Bomber is the first track on the album and starts with the bass and Helena Randlaht’s voice (almost whispering). With the new drummer Hendrik Liivik beating up his drum we get the right touch. Every now and then the song explodes or implodes, giving it a very interesting feel. Towards the end we get a more melancholic sound. Up Up Down sounds a bit more into pop, but with the typical hoovering guitar sound from Jesus & Mery Chain. It’s the kind of songs that makes you happy, dance around the table, enjoy a gig … It’s simply a jewel! Clusterfuck is sung with a slightly trembling voice, a cool American vibe and a fat bass. It has the fire within, burns and is very passionate. I can see it getting lots of feedback when played on stage and that is how the entire album is meant to be. Temper Tantrum starts in a fragile way (almost in a-Capella) until the tantrum comes out, keeping although very sweet and poppy with some angelic chants. The trembling voice makes it so trough and real, just as the guitar that rips trough it with some great hooks whilst the drum beats it off. I expected a big band in the end, rather than a fast fade out (but that’s just a minor thing). Rocket Song is not the kind of songs that explodes; it’s a rather melancholic one, sung with a trembling voice: out of fear for the rocket as this monster will crash.

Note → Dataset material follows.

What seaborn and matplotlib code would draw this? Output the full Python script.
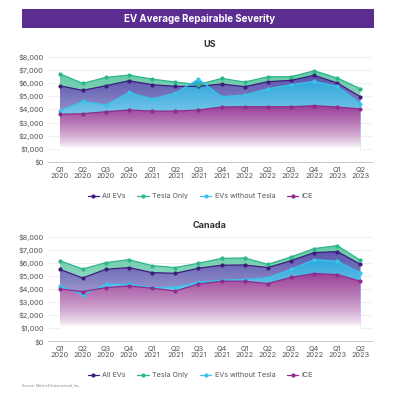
import matplotlib
matplotlib.use("Agg")
import matplotlib.pyplot as plt
import matplotlib.patches as mpatches
from matplotlib.colors import to_rgb
import numpy as np
import pandas as pd
import seaborn as sns

QUARTERS = ["Q1\n2020", "Q2\n2020", "Q3\n2020", "Q4\n2020", "Q1\n2021", "Q2\n2021", "Q3\n2021",
            "Q4\n2021", "Q1\n2022", "Q2\n2022", "Q3\n2022", "Q4\n2022", "Q1\n2023", "Q2\n2023"]
SERIES = ["All EVs", "Tesla Only", "EVs without Tesla", "ICE"]

us_all_evs = [5810, 5460, 5810, 6190, 5890, 5760, 5760, 5940, 5740, 6120, 6220, 6600, 6020, 4970]
us_tesla = [6730, 5990, 6450, 6620, 6320, 6090, 5900, 6370, 6090, 6500, 6500, 6950, 6400, 5580]
us_no_tesla = [3910, 4620, 4340, 5300, 4800, 5250, 6320, 4970, 5100, 5580, 5890, 6140, 5760, 4440]
us_ice = [3630, 3680, 3830, 3960, 3880, 3880, 3960, 4190, 4210, 4210, 4210, 4290, 4190, 4040]

ca_all_evs = [5540, 4870, 5540, 5670, 5280, 5230, 5620, 5850, 5870, 5670, 6200, 6820, 6900, 5920]
ca_tesla = [6200, 5560, 6050, 6280, 5820, 5670, 6000, 6380, 6410, 5920, 6490, 7130, 7360, 6230]
ca_no_tesla = [4260, 3560, 4380, 4380, 4130, 4150, 4540, 4700, 4750, 4900, 5540, 6280, 6150, 5260]
ca_ice = [4030, 3820, 4130, 4260, 4080, 3870, 4410, 4620, 4620, 4440, 4920, 5210, 5130, 4620]

LINE_COLORS = {"All EVs": "#3d1c7c", "Tesla Only": "#2db58c",
               "EVs without Tesla": "#38c4ec", "ICE": "#8e2b8c"}
FILL_COLORS = {"Tesla Only": "#62c9a6", "All EVs": "#5a55ad",
               "EVs without Tesla": "#2ea6dc", "ICE": "#9a3f97"}


def gradient_fill(ax, x, y, color, fade_to=1000.0):
    poly = ax.fill_between(x, 0, y, color="none", lw=0)
    path = poly.get_paths()[0]
    top = max(y)
    ys = np.linspace(0, 8000, 400)
    t = np.clip((ys - fade_to) / (top - fade_to), 0, 1) ** 0.7
    c = np.array(to_rgb(color))
    img = (1 - t)[:, None] * np.ones(3) + t[:, None] * c
    img = np.repeat(img[:, None, :], 2, axis=1)
    im = ax.imshow(img, extent=(x[0], x[-1], 0, 8000), origin="lower",
                   aspect="auto", zorder=1, interpolation="bilinear")
    patch = mpatches.PathPatch(path, transform=ax.transData, facecolor="none", edgecolor="none")
    ax.add_patch(patch)
    im.set_clip_path(patch)


def draw_panel(ax, title, values):
    x = np.arange(len(QUARTERS))
    # fills, back to front
    gradient_fill(ax, x, values["Tesla Only"], FILL_COLORS["Tesla Only"], fade_to=200)
    gradient_fill(ax, x, values["All EVs"], FILL_COLORS["All EVs"], fade_to=600)
    gradient_fill(ax, x, values["EVs without Tesla"], FILL_COLORS["EVs without Tesla"], fade_to=600)
    gradient_fill(ax, x, values["ICE"], FILL_COLORS["ICE"], fade_to=1100)

    df = pd.DataFrame({
        "x": np.tile(x, len(SERIES)),
        "value": np.concatenate([values[s] for s in SERIES]),
        "series": np.repeat(SERIES, len(x)),
    })
    sns.lineplot(data=df, x="x", y="value", hue="series", hue_order=SERIES,
                 palette=LINE_COLORS, marker="o", markersize=3.0, markeredgewidth=0,
                 linewidth=0.9, ax=ax, zorder=3, legend=True)

    ax.set_xlim(-0.5, 13.5)
    ax.set_ylim(0, 8000)
    ax.set_yticks(range(0, 8001, 1000))
    ax.set_yticklabels([f"${v:,}" for v in range(0, 8001, 1000)])
    ax.set_xticks(x)
    ax.set_xticklabels(QUARTERS)
    ax.tick_params(axis="both", length=0, labelsize=5.3, labelcolor="#555555", pad=3)
    ax.grid(axis="y", color="#ececec", lw=0.6)
    ax.grid(axis="x", visible=False)
    ax.set_axisbelow(True)
    for s in ("left", "right", "top"):
        ax.spines[s].set_visible(False)
    ax.spines["bottom"].set_color("#c8c8c8")
    ax.spines["bottom"].set_linewidth(0.7)
    ax.set_xlabel("")
    ax.set_ylabel("")
    ax.set_title(title, fontsize=6.5, fontweight="bold", color="#333333", pad=7)

    handles, labels = ax.get_legend_handles_labels()
    ax.legend(handles, labels, loc="upper center", bbox_to_anchor=(0.47, -0.235), ncol=4,
              frameon=False, fontsize=5.2, handlelength=1.6, columnspacing=1.6,
              handletextpad=0.45, labelcolor="#555555")


def main() -> None:
    sns.set_theme(style="white")
    plt.rcParams["font.family"] = ["Inter", "DejaVu Sans"]

    fig = plt.figure(figsize=(4.0, 3.97), dpi=100)
    fig.patch.set_facecolor("white")

    # title bar
    bar = mpatches.Rectangle((22 / 400, 1 - 28 / 397), 352 / 400, 19 / 397,
                             transform=fig.transFigure, facecolor="#5b2d91", edgecolor="none")
    fig.patches.append(bar)
    fig.text(0.5, 1 - 18.5 / 397, "EV Average Repairable Severity", color="white",
             fontsize=7, fontweight="bold", ha="center", va="center")

    ax_us = fig.add_axes([0.12, 0.592, 0.81, 0.2644])
    ax_ca = fig.add_axes([0.12, 0.1403, 0.81, 0.262])

    draw_panel(ax_us, "US", {"All EVs": us_all_evs, "Tesla Only": us_tesla,
                             "EVs without Tesla": us_no_tesla, "ICE": us_ice})
    draw_panel(ax_ca, "Canada", {"All EVs": ca_all_evs, "Tesla Only": ca_tesla,
                                 "EVs without Tesla": ca_no_tesla, "ICE": ca_ice})

    fig.text(22 / 400, 1 - 385 / 397, "Source: Mitchell International, Inc.",
             fontsize=2.6, color="#888888", ha="left", va="center")

    fig.savefig("out.png", dpi=100)
    plt.close(fig)


if __name__ == "__main__":
    main()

Just when I was listening to this one I read that in Asia a country launched a new rocket as a test, giving this song more truth. Sometimes songs catch up with reality or reality catches up with the song and in this case it’s a very sad thing. Noyee sounds a bit happier, with a nice tempo and fire within. This one make you jump up and down, making you feel very happy. Allmost Gospel the autocorrect keeps on correcting the title, but has to be as the band put it down. Just as the title announces it: it has an American feel, with cool guitar play. After a while it becomes a party track during which you have to start dancing whilst shaking your head in a way like No Doubt did in better days. Time to Breath In is a soft song, as expected when reading the title. Randlaht’s voice keeps on trembling whilst going from high to low, from slow to fast, back and forth. Once again the guitar sound is finger licking good. No 44 is a proof that we have a great singer here, swinging again and delivering high quality with lots of variations. I even hear something semi-erotic in it (instead of a pick-up order from the Chinese). Towards the end we even get an emotional outburst. This brings us to the very last song called Slow Dance that sounds a bit like a lullaby. It’s a nice end for a great album!

Once again I really enjoyed this Estonian band as they confirmed all my expectations (and honestly not all bands do). I hope to see them one day on stage as I heard so many good things about them! Am really looking forward to that day!